Elsewhere, the wistful aura that Ninja Theory's seen fit to conjure in cut-scenes has taken a backseat to complaints about the fact it's only in 720p, and slows down on top of the cliff. This is entirely to ignore the way that Nariko's lips quiver as the narration contemplates the suffering of her father, or the developer's breakthroughs in marrying facial movement to speech convincingly. Or the fact that Kai is the most convincingly animated head-case our addled brains can remember. Good face-paint, too.
It's true that you begin as the game struggles to articulate itself - so many waterfalls cascading into the gorge, mingling with wafting blossom, Nariko's dancing locks, swaying flowers and acres of scenery and causing a bit of a logjam in the RSX department. But as you proceed into battle it flattens out in the right area, animation is consistently logical to the point of being able to pick out incoming attacks in a seas of limbs, and it's all drawn up to a rumbling soundtrack that never over-reaches, twinkling occasionally.
An older shot of Nariko's face. When you see her in-game, she really comes to life.
Granted, we've seen games that are as impressive to behold, but they weren't exactly slouching among the also-rans when they were.

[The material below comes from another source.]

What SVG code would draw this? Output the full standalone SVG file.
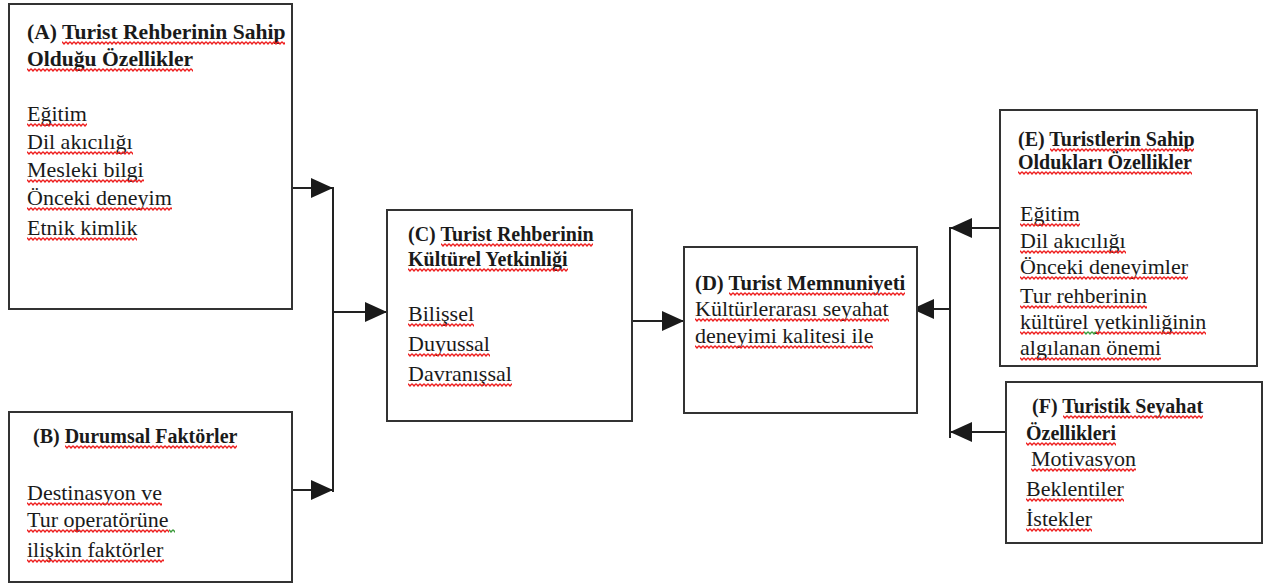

Overall, though, whether you appreciate the demo or not seems to be a question of where what we're seeing fits on the game's scale. You can argue all day about how it sits within the context of its peers, and it's hard to fault a lot of the reasoning. But looking beyond that, as Ninja Theory surely must have been, and viewing this as a precursor to their bigger picture rather than the endgame, there's reason to be cheerful. Or at least cautiously optimistic.
Either way, with just over a month to go and a new preview build set to rain down soon, it won't be long before Ninja Theory's work has to stand up to a sterner examination, and we'll be waiting. Bring it on, Gollum.
Heavenly Sword is due out exclusively on PS3 in September.